%%
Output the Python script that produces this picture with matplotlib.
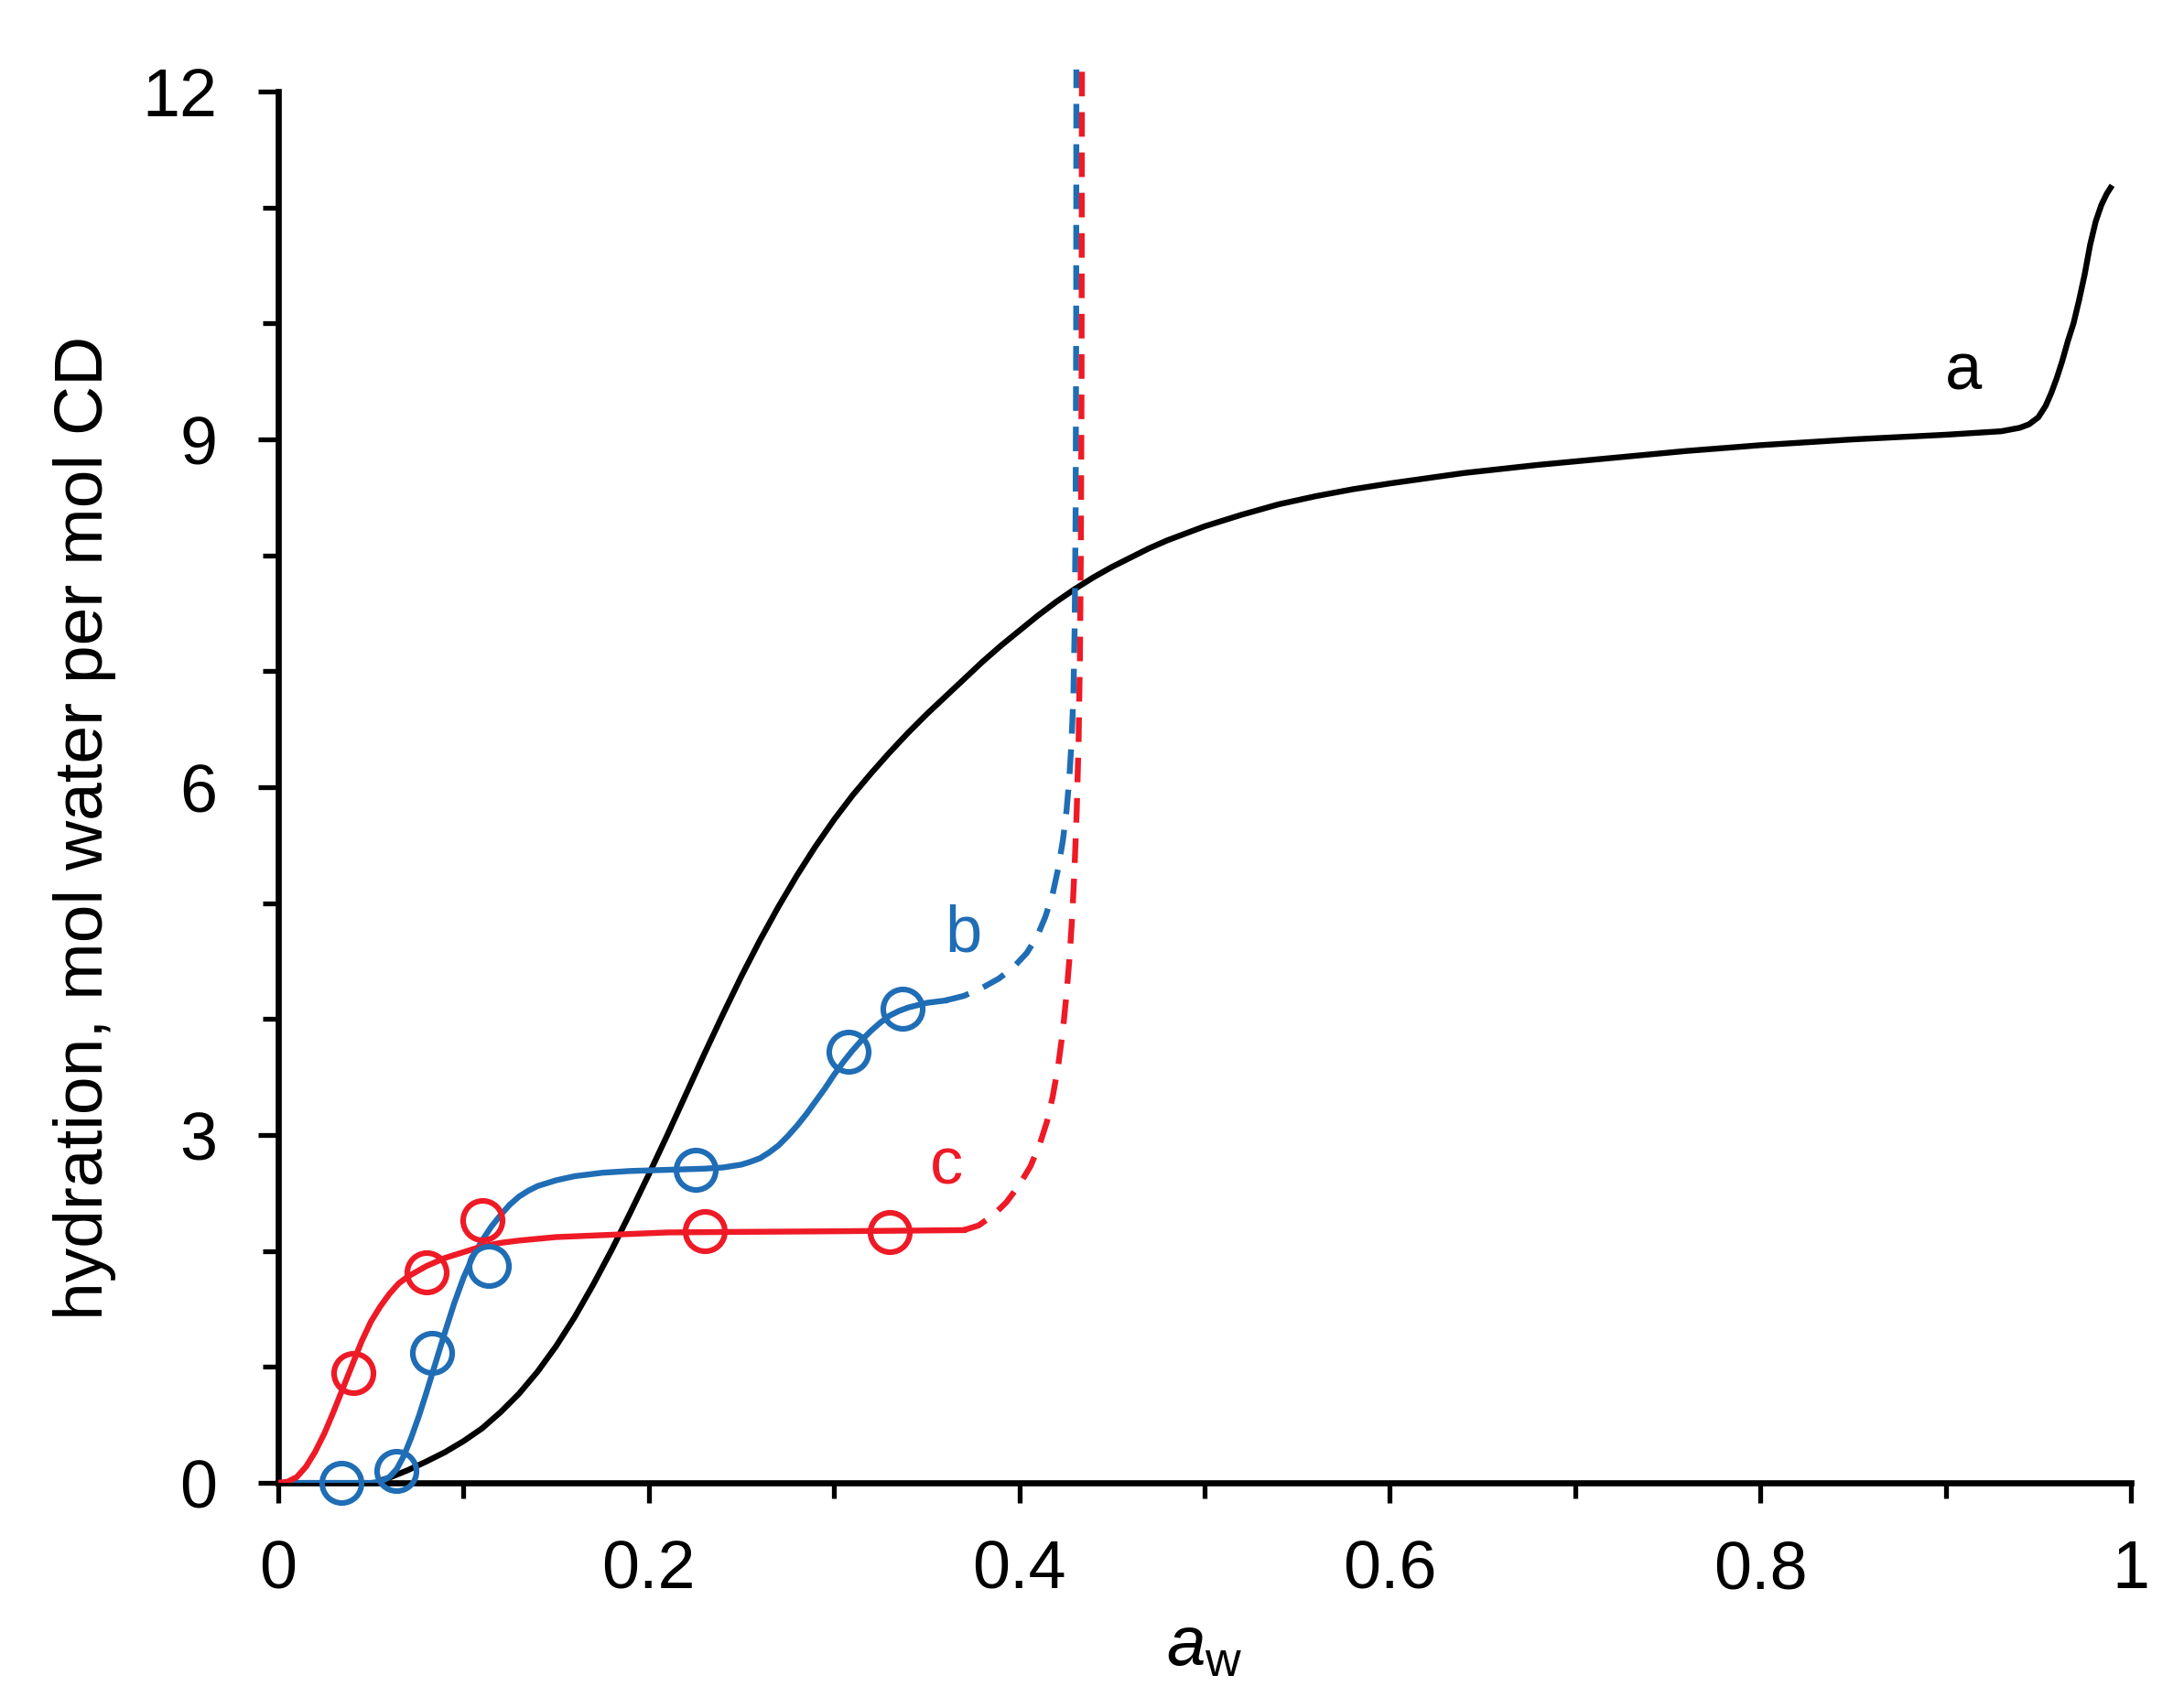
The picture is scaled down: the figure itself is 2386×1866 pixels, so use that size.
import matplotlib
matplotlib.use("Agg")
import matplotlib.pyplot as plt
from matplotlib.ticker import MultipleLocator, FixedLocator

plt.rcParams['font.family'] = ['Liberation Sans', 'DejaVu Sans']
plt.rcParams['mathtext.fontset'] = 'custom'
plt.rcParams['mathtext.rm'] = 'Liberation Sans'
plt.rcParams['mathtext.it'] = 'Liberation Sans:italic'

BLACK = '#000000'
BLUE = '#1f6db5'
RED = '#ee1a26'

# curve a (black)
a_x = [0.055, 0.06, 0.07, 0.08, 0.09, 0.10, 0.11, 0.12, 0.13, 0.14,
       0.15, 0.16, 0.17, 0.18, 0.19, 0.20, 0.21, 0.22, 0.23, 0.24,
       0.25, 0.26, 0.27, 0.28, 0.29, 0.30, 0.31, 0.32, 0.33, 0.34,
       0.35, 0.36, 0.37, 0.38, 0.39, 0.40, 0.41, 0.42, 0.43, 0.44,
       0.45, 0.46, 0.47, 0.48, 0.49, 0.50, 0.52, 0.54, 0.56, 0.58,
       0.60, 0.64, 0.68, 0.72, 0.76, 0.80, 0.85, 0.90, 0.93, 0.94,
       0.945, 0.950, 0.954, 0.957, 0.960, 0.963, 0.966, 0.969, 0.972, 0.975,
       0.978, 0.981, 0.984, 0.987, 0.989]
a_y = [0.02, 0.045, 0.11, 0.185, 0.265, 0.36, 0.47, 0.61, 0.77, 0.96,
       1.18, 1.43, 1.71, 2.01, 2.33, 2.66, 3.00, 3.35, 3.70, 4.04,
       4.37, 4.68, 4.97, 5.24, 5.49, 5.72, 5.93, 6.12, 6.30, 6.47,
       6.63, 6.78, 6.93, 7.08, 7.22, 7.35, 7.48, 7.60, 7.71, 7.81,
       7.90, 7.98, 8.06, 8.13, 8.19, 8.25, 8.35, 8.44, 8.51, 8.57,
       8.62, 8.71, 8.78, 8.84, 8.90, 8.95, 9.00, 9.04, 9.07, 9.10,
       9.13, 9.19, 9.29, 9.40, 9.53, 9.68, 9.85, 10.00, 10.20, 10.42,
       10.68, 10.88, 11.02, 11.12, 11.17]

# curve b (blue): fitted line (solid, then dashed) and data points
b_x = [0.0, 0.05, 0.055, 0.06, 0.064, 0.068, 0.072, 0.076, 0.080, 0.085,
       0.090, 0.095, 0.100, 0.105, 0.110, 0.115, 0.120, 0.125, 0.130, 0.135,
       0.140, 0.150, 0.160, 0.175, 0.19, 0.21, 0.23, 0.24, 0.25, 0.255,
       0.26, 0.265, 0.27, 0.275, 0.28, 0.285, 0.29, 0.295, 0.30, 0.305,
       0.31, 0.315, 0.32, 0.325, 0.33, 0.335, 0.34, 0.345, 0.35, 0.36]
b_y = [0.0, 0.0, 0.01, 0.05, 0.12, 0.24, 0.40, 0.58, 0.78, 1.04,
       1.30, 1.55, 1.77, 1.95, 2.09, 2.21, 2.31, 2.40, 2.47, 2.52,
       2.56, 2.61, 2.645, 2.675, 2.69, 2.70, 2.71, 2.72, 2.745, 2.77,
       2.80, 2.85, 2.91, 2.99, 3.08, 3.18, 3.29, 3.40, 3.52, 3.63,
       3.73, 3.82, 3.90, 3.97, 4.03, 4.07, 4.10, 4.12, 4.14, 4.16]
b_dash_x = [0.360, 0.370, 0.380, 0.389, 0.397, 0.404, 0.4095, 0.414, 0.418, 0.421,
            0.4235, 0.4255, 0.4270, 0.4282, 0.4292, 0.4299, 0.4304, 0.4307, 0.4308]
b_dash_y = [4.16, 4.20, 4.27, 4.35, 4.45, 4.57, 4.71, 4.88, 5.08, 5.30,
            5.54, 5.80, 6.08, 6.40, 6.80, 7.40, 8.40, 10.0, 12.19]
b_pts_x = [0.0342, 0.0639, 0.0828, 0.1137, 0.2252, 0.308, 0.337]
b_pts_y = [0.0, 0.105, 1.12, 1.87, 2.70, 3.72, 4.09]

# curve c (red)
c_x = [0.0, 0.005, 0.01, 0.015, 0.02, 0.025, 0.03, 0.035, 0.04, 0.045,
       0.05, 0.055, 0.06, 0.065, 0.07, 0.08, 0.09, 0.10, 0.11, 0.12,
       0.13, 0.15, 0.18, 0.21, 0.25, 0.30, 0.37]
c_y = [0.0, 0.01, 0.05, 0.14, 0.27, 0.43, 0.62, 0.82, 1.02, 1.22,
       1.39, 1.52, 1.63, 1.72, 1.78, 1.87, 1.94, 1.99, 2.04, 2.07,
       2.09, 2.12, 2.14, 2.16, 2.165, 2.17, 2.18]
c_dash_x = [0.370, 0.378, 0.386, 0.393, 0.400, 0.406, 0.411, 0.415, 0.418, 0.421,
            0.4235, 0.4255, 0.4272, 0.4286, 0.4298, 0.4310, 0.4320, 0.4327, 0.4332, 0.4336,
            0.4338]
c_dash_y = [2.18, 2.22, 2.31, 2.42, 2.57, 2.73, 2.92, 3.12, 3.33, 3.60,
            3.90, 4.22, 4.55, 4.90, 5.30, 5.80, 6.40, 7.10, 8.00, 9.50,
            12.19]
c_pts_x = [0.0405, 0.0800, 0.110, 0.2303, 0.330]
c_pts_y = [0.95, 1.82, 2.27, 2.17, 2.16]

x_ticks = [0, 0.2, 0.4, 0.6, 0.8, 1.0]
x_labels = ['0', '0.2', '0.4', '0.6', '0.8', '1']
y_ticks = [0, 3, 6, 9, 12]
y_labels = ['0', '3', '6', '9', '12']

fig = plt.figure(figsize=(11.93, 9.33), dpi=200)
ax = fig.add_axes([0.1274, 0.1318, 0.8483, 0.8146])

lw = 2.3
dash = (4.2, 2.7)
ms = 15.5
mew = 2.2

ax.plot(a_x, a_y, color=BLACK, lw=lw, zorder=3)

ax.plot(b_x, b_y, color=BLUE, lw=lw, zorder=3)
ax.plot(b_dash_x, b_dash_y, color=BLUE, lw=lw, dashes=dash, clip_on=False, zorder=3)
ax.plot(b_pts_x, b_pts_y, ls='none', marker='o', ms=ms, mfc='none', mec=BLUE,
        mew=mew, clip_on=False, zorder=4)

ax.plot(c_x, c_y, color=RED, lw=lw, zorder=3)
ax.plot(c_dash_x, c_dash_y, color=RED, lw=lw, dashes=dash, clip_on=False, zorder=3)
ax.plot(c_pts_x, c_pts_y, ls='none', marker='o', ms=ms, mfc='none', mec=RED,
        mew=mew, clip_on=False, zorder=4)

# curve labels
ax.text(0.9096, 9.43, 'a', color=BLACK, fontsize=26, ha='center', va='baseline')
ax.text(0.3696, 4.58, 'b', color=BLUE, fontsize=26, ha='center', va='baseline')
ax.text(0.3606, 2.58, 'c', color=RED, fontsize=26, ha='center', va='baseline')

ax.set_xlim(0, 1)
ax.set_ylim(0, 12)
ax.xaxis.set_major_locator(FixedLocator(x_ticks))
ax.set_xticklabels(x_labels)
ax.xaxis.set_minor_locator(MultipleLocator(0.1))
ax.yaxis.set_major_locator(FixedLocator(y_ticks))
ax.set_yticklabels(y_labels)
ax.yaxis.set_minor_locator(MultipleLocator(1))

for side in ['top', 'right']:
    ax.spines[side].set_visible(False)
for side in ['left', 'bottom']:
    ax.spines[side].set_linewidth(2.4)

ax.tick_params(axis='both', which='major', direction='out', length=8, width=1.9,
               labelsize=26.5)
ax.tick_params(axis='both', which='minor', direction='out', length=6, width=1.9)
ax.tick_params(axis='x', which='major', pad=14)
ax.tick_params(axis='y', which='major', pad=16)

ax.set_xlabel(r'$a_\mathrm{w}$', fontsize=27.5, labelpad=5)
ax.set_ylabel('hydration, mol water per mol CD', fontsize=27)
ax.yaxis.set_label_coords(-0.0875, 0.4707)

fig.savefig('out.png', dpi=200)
%%
Set the lines above down again, word for word, from the first through the one containing "RED = '#ee1a26'"; pictures excluded.

▸ Task result:
Output the Python script that produces this picture with matplotlib.
The picture is scaled down: the figure itself is 2386×1866 pixels, so use that size.
import matplotlib
matplotlib.use("Agg")
import matplotlib.pyplot as plt
from matplotlib.ticker import MultipleLocator, FixedLocator

plt.rcParams['font.family'] = ['Liberation Sans', 'DejaVu Sans']
plt.rcParams['mathtext.fontset'] = 'custom'
plt.rcParams['mathtext.rm'] = 'Liberation Sans'
plt.rcParams['mathtext.it'] = 'Liberation Sans:italic'

BLACK = '#000000'
BLUE = '#1f6db5'
RED = '#ee1a26'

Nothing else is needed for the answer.